The Internet has wreaked havoc on the music industry and the news media, and it may be doing the same thing to automobiles.
It's a rarely acknowledged transformational shift that has been going on for perhaps 15 years: The automobile, once a rite of passage for American youth, is becoming less relevant to a growing number of people under 30. And that could have broad implications for advertisers in industries far beyond insurance, gasoline and retail.
Certainly it's hard to believe for anyone stuck in traffic on the way to O'Hare Airport in Chicago, a bridge or tunnel into Manhattan, any freeway in Los Angeles or the newly repaved four-lane highway to a suburban Walmart. But look around: The people in the other cars are likely to be in their 40s or older.
In 1978, nearly half of 16-year-olds and three-quarters of 17-year-olds in the United States had their driver's licenses, according to Department of Transportation data. By 2008, the most recent year data were available, only 31 percent of 16-year-olds and 49 percent of 17-year-olds had licenses. The decline has accelerated rapidly since 1998.
Many states have raised the minimum age for driver's licenses or tightened restrictions. Still, the downward trend holds true for 18- and 19-year-olds as well and those in their 20s.
It's not just new drivers driving less.

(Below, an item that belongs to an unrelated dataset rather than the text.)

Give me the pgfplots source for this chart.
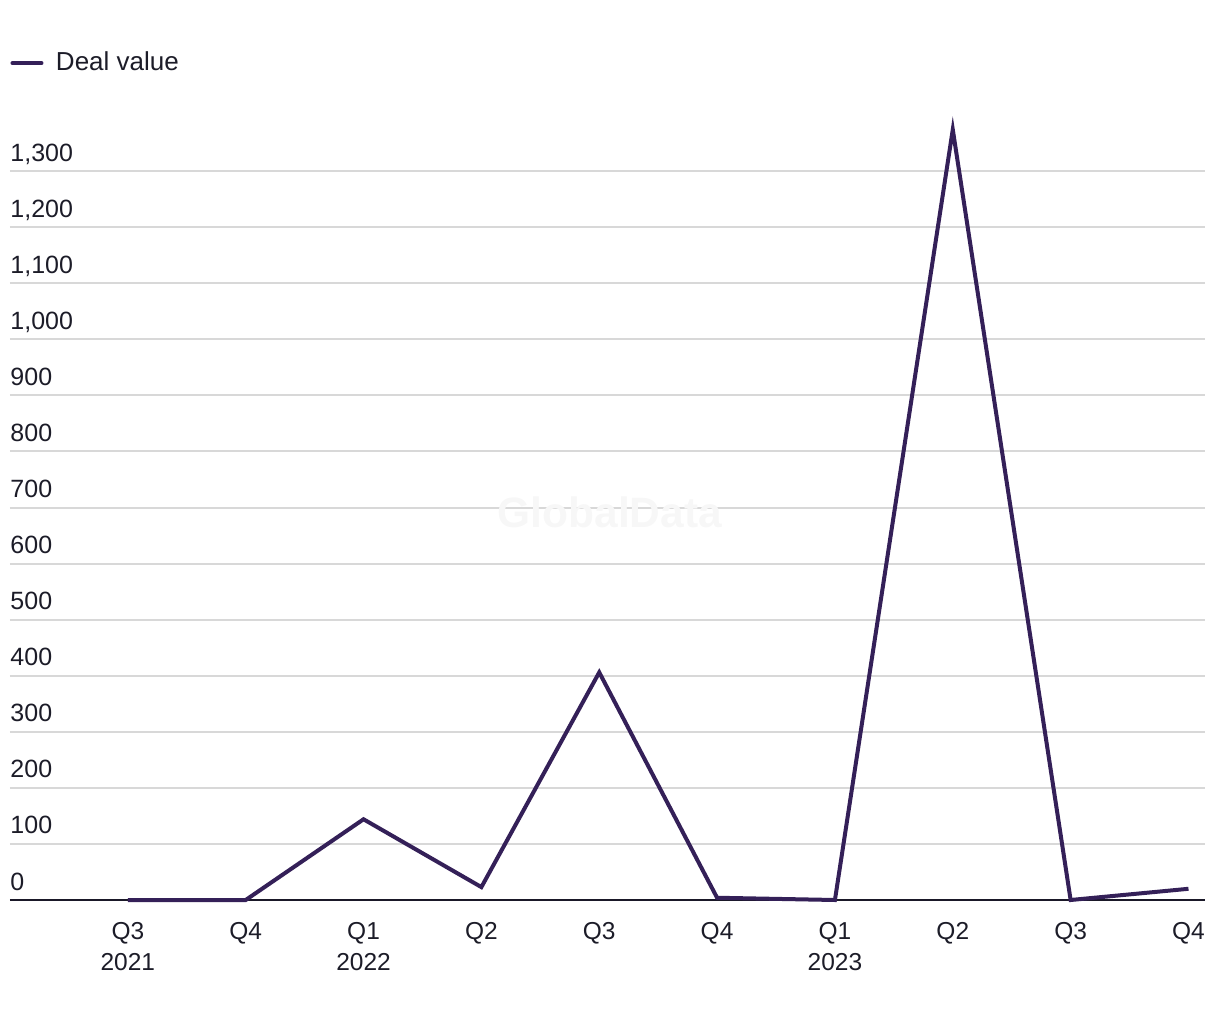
\documentclass[border=0pt]{standalone}
\usepackage{fontspec}
\setmainfont{Liberation Sans}
\usepackage{pgfplots}
\pgfplotsset{compat=1.18}
\definecolor{dealline}{RGB}{52,32,88}
\definecolor{axisdark}{RGB}{26,24,40}
\definecolor{gridgray}{RGB}{216,216,216}
\definecolor{txt}{RGB}{28,28,40}
\begin{document}
\begin{tikzpicture}
% 1px = 0.4pt; plot area SW corner at pixel (10,900)
\useasboundingbox (-4pt,-48pt) rectangle (484pt,360pt);
\begin{axis}[
    at={(0,0)}, anchor=south west,
    scale only axis,
    width=478pt, height=314pt,
    xmin=-1.0, xmax=9.14,
    ymin=0, ymax=1400,
    axis x line*=bottom, axis y line*=left,
    x axis line style={-, axisdark, line width=0.8pt},
    y axis line style={draw=none},
    xtick={0,...,9},
    xticklabels={{Q3\\2021},Q4,{Q1\\2022},Q2,Q3,Q4,{Q1\\2023},Q2,Q3,Q4},
    xticklabel style={align=center, font=\fontsize{9.8}{12.4}\selectfont, text=txt, yshift=-5.6pt},
    ytick={0,100,...,1300},
    yticklabel style={anchor=base west, inner sep=0pt, xshift=0pt, yshift=4pt, font=\fontsize{10}{12}\selectfont, text=txt},
    /pgf/number format/assume math mode=true,
    /pgf/number format/1000 sep={,},
    major tick length=0pt,
    ymajorgrids,
    major grid style={gridgray, line width=0.8pt},
    clip=false,
    legend style={at={(0,1)}, anchor=south west, yshift=14pt, draw=none, fill=none,
        font=\fontsize{10.4}{12}\selectfont, text=txt, inner sep=0pt,
        /tikz/every even column/.append style={column sep=0pt}},
    legend cell align=left,
    legend image code/.code={\draw[#1, line width=1.6pt, line cap=round] (0.4pt,0pt) -- (12pt,0pt);},
]
\node[font=\bfseries\fontsize{17}{20}\selectfont, text=gray!6] at (axis cs:4.09,692) {GlobalData};
\addplot[dealline, line width=1.6pt, line join=miter] coordinates {
    (0,0) (1,0) (2,144) (3,23) (4,406) (5,4) (6,0) (7,1374) (8,0) (9,20)
};
\addlegendentry{\hspace{3pt}Deal value}
\end{axis}
\end{tikzpicture}
\end{document}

The share of automobile miles driven by people 21-30 in the United States fell to 13.7 percent in 2009, from 18.3 percent in 2001 and 20.8 percent in 1995, according to data from the Federal Highway Administration's National Household Travel Survey released this year.
Meanwhile, Census Bureau data show the proportion of people 21-30 increased to 13.9 percent from 13.3, so 20-somethings actually went from driving a disproportionate amount of the nation's highway miles in 1995 to underindexing for driving in 2009.